Cholesterol

Archaeologists five thousand years from now, piecing together a picture of our civilization, might well conclude that we were a highly religious culture, all worshipping at the altar of the great god cholesterol, whose name appeared on all of our food containers and who was a constant topic of discussion in books, magazines and newspapers.

Cholesterol may not be worthy of worship, but it is interesting, not least because it’s vital to our well-being. Cholesterol, one of a class of compounds called sterols, is synthesized by our bodies in significant amounts in the liver and intestine, and used as the nucleus of Vitamin D, to build regulatory hormones (including testosterone and estrogen), and to make bile salts. It’s also found in the membranes of all our cells, where its concentration helps determine the membrane’s stability and permeability.

Cholesterol is found throughout the animal kingdom, so when you eat meat and eggs, you eat cholesterol. Nobody worried about this until studies showed that high levels of cholesterol in the blood contributed to artheresclerosis, the build-up of cholesterol-containing deposits along artery walls that can eventually lead to a heart attack or stroke.

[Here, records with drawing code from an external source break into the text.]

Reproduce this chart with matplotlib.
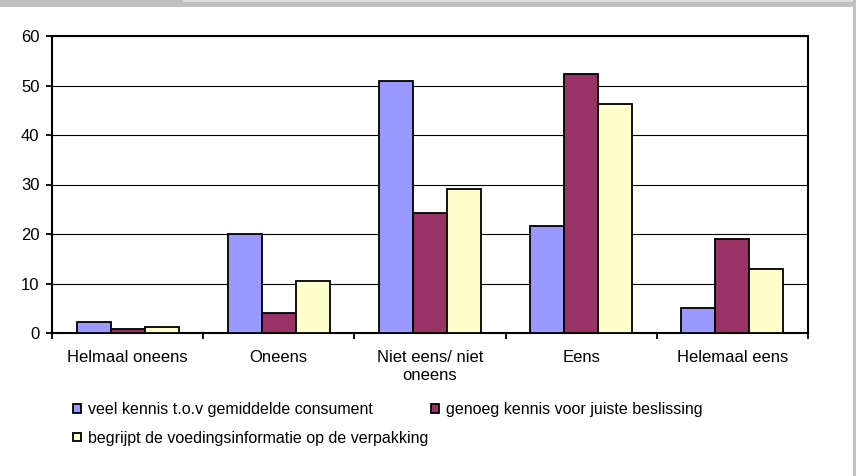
import matplotlib
matplotlib.use("Agg")
import matplotlib.pyplot as plt
from matplotlib.patches import Rectangle
import numpy as np

plt.rcParams['font.family'] = ['Liberation Sans', 'DejaVu Sans']

categories = ["Helmaal oneens", "Oneens", "Niet eens/ niet\noneens", "Eens", "Helemaal eens"]
series_names = [
    "veel kennis t.o.v gemiddelde consument",
    "genoeg kennis voor juiste beslissing",
    "begrijpt de voedingsinformatie op de verpakking",
]
veel_kennis = [2.2, 20.1, 51.0, 21.7, 5.0]
genoeg_kennis = [0.9, 4.1, 24.2, 52.3, 18.9]
begrijpt = [1.2, 10.6, 29.1, 46.2, 13.0]
colors = ["#9999FF", "#993366", "#FFFFCC"]
yticks = [0, 10, 20, 30, 40, 50, 60]

W, H = 856, 476
fig = plt.figure(figsize=(W / 100, H / 100), dpi=100)
fig.patch.set_facecolor("white")

# window-frame strips along the top and right edge
fig.patches.append(Rectangle((0, 1 - 7 / H), 1, 7 / H, transform=fig.transFigure,
                             facecolor="#c0c0c0", edgecolor="none", zorder=0))
fig.patches.append(Rectangle((183 / W, 1 - 2.3 / H), 1, 2.3 / H, transform=fig.transFigure,
                             facecolor="#dedede", edgecolor="none", zorder=0))
fig.patches.append(Rectangle((853 / W, 0), 3 / W, 1, transform=fig.transFigure,
                             facecolor="#c0c0c0", edgecolor="none", zorder=0))

ax = fig.add_axes([52 / W, 1 - 333 / H, (808 - 52) / W, (333 - 36) / H])

x = np.arange(len(categories))
bw = 0.225
bars = []
for i, (vals, name) in enumerate(zip([veel_kennis, genoeg_kennis, begrijpt], series_names)):
    b = ax.bar(x + (i - 1) * bw, vals, width=bw, color=colors[i], edgecolor="black",
               linewidth=1.3, label=name, zorder=3)
    bars.append(b)

ax.set_xlim(-0.5, len(categories) - 0.5)
ax.set_ylim(0, 60)
ax.set_yticks(yticks)
ax.set_yticklabels([str(v) for v in yticks], fontsize=12)
ax.yaxis.grid(True, color="black", linewidth=0.8, zorder=1)
ax.set_axisbelow(True)

ax.set_xticks(x)
ax.set_xticklabels(categories, fontsize=12, linespacing=1.3)
ax.set_xticks(np.arange(len(categories) + 1) - 0.5, minor=True)
ax.tick_params(axis="x", which="major", length=0, pad=12)
ax.tick_params(axis="x", which="minor", length=4, width=1.3, direction="out")
ax.tick_params(axis="y", length=4, width=1.3, direction="out", pad=5)

for s in ax.spines.values():
    s.set_linewidth(1.5)
    s.set_color("black")

handles = [bars[0], bars[2], bars[1]]
labels = [series_names[0], series_names[2], series_names[1]]
fig.legend(handles, labels, loc="upper left", bbox_to_anchor=(72.7 / W, 1 - 402 / H),
           ncol=2, frameon=False, fontsize=11.5, handlelength=0.5, handleheight=0.45,
           handletextpad=0.45, columnspacing=0.15, labelspacing=0.85,
           borderpad=0, borderaxespad=0)

fig.savefig("out.png", dpi=100)
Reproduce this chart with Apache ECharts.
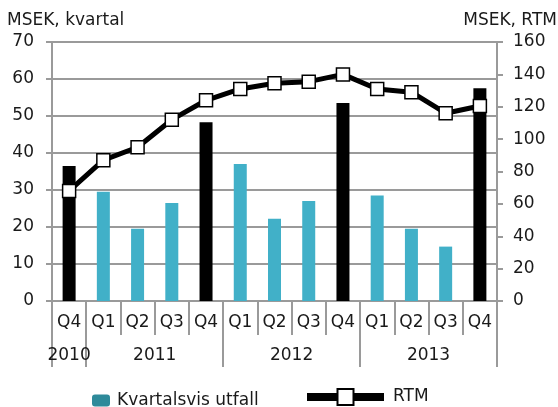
<!DOCTYPE html>
<html>
<head>
<meta charset="utf-8">
<script src="https://cdn.jsdelivr.net/npm/echarts@6/dist/echarts.min.js"></script>
<style>
  html, body { margin: 0; padding: 0; background: #fff; }
  #chart { width: 558px; height: 407px; }
</style>
</head>
<body>
<div id="chart"></div>
<script>
'use strict';

// quarter labels, one per bar
var quarters = ['Q4', 'Q1', 'Q2', 'Q3', 'Q4', 'Q1', 'Q2', 'Q3', 'Q4', 'Q1', 'Q2', 'Q3', 'Q4'];
// years and how many quarters each one covers
var years = ['2010', '2011', '2012', '2013'];
var yearSpans = [1, 4, 4, 4];
// MSEK per quarter (left axis)
var quarterValues = [36.5, 29.5, 19.5, 26.5, 48.3, 37, 22.2, 27, 53.5, 28.5, 19.5, 14.7, 57.5];
// MSEK rolling twelve months (right axis)
var rtmValues = [68, 87, 95, 112, 124, 131, 134.5, 135.5, 140, 131, 129, 116, 120.5];

var leftTicks = { min: 0, max: 70, interval: 10 };
var rightTicks = { min: 0, max: 160, interval: 20 };

var font = 'DejaVu Sans';
var gray = '#9a9a9a';
var teal = '#41b0c8';

// year boundaries and mid points on a 0..13 scale
var yearBounds = [0];
var yearMids = [];
for (var i = 0; i < yearSpans.length; i++) {
	var start = yearBounds[yearBounds.length - 1];
	yearMids.push(start + yearSpans[i] / 2);
	yearBounds.push(start + yearSpans[i]);
}

var barData = quarterValues.map(function (v, i) {
	return {
		value: v,
		itemStyle: { color: quarters[i] === 'Q4' ? '#000' : teal }
	};
});

var chart = echarts.init(document.getElementById('chart'));
chart.setOption({
	animation: false,
	textStyle: { fontFamily: font },
	title: [{
		text: 'MSEK, kvartal',
		left: 7,
		top: 12,
		padding: 0,
		textStyle: { fontFamily: font, fontSize: 17, fontWeight: 'normal', color: '#1a1a1a' }
	}, {
		text: 'MSEK, RTM',
		right: 1,
		top: 12,
		padding: 0,
		textStyle: { fontFamily: font, fontSize: 17, fontWeight: 'normal', color: '#1a1a1a' }
	}],
	legend: [{
		data: ['Kvartalsvis utfall'],
		left: 92,
		top: 392,
		padding: 0,
		itemWidth: 18,
		itemHeight: 12,
		itemGap: 10,
		textStyle: { fontFamily: font, fontSize: 17, color: '#1a1a1a', padding: [0, 0, 0, 2] }
	}, {
		data: ['RTM'],
		left: 303,
		top: 388,
		padding: 0,
		itemWidth: 77,
		itemHeight: 20,
		lineStyle: { width: 8, color: '#000' },
		textStyle: { fontFamily: font, fontSize: 17, color: '#1a1a1a', padding: [0, 0, 0, 4] }
	}],
	grid: {
		left: 52,
		right: 61,
		top: 42,
		bottom: 106
	},
	xAxis: [{
		type: 'category',
		data: quarters,
		boundaryGap: true,
		axisLine: { lineStyle: { color: gray, width: 2 } },
		axisTick: { show: true, interval: 0, length: 34, lineStyle: { color: gray, width: 2 } },
		axisLabel: { interval: 0, margin: 13, fontFamily: font, fontSize: 17, color: '#1a1a1a' },
		splitLine: { show: false }
	}, {
		type: 'value',
		position: 'bottom',
		min: 0,
		max: quarters.length,
		axisLine: { show: false },
		splitLine: { show: false },
		axisTick: {
			show: true,
			customValues: yearBounds,
			length: 66,
			lineStyle: { color: gray, width: 2 }
		},
		axisLabel: {
			customValues: yearMids,
			margin: 46,
			fontFamily: font,
			fontSize: 17,
			color: '#1a1a1a',
			formatter: function (v) {
				var idx = yearMids.indexOf(v);
				return idx >= 0 ? years[idx] : '';
			}
		}
	}],
	yAxis: [{
		type: 'value',
		position: 'left',
		min: leftTicks.min,
		max: leftTicks.max,
		interval: leftTicks.interval,
		axisLine: { show: true, lineStyle: { color: gray, width: 2 } },
		axisTick: { show: true, length: 6, lineStyle: { color: gray, width: 2 } },
		axisLabel: { margin: 18, fontFamily: font, fontSize: 17, color: '#1a1a1a' },
		splitLine: { show: true, lineStyle: { color: gray, width: 2 } }
	}, {
		type: 'value',
		position: 'right',
		min: rightTicks.min,
		max: rightTicks.max,
		interval: rightTicks.interval,
		axisLine: { show: true, lineStyle: { color: gray, width: 2 } },
		axisTick: { show: true, length: 6, lineStyle: { color: gray, width: 2 } },
		axisLabel: { margin: 16, fontFamily: font, fontSize: 17, color: '#1a1a1a' },
		splitLine: { show: false }
	}],
	series: [{
		name: 'Kvartalsvis utfall',
		type: 'bar',
		xAxisIndex: 0,
		yAxisIndex: 0,
		barWidth: 13,
		itemStyle: { color: '#2e8a9a' },
		data: barData
	}, {
		name: 'RTM',
		type: 'line',
		xAxisIndex: 0,
		yAxisIndex: 1,
		z: 5,
		symbol: 'rect',
		symbolSize: 13,
		lineStyle: { color: '#000', width: 5 },
		itemStyle: { color: '#fff', borderColor: '#000', borderWidth: 1.5 },
		data: rtmValues
	}]
});
</script>
</body>
</html>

We’re so good at synthesizing cholesterol that we don’t need much in our diet–and we’re not so good at getting rid of it. We can’t break it down into its component atoms, and we excrete very little. Normally, the total amount of cholesterol in the bloodstream is kept constant: when the dietary intake of cholesterol is high, liver synthesis is low; when intake is low, synthesis increases. But some people’s bodies can’t cope with high levels of dietary cholesterol, so the concentration of cholesterol in their blood increases. Because of this, people have been urged to cut down on cholesterol intake–and “cholesterol-free” has became a popular marketing phrase.

Unfortunately, a food can boost cholesterol levels in the blood without actually containing cholesterol. Saturated fats, present in lots of cholesterol-free foods, tend to cause a boost in cholesterol synthesis.

Fats consist of chains of carbon atoms with hydrogen atoms attached. In a saturated fat, all the carbon atoms’ available bonds are taken up by hydrogen atoms. In an unsaturated fat, two carbon atoms in the chain are linked by a double bond. In a polyunsaturated fat, there is more than one double bond. These double bonds alter the characteristics of the fat.

In general, saturated fats are solid at room temperature and unsaturated fats are liquid. Animal fats, typically solid, are fifty percent saturated and fifty percent unsaturated; while vegetable fats, typically liquid, are about 85 percent unsaturated.

The current recommendation is that less than 30 percent of calories in the diet (compared to as much as 50 percent in the current “typical” Canadian diet) should come from fat, and no more than 10 percent from saturated fat.

By contrast, people in developing countries get only about 10 percent of their calories from fat, which is probably closer to what our bodies expect. In the Stone Age, after all, fruits and vegetables weren’t “holistic,” they were just “all we’ve got to eat.” This diet was high in fiber–a rather vague term applied to a variety of hard-to-digest substances occurring in some foods. Some types of fiber may interfere with the reabsorption of bile salts, which helps keep cholesterol levels down. However, the main benefit of a high-fiber diet is that high-fiber foods also tend to be low-fat.

In the bloodstream, cholesterol is bound up in complex compounds called lipoproteins. There are two main types of lipoproteins, low-density and high-density. Low-density lipoproteins–“bad cholesterol”–apparently carry cholesterol from the liver to the tissues. High levels of these increase the risk of cardiovascular disease. High-density lipoproteins–“good cholesterol”–apparently carry cholesterol back to the liver, removing it from the bloodstream and reducing the risk of cardiovascular disease.

A high level of cholesterol in the blood is just one of several risk factors for heart disease, but it is a pretty solidly established one, and one that it is possible to do something about (unlike, say, heredity), through eating better and even through drugs which interfere with the body’s ability to synthesize cholesterol. But bowing down at the altar of cholesterol and vowing never to eat another egg, as those far-future archaeologists may well decide was a common religious ritual of ours, is probably extreme.

The ancient Greeks had the right idea: moderation in all things. Moderating your diet is an excellent idea–but do so moderately. You’ll probably live just as long, and you’ll enjoy your life a whole lot more.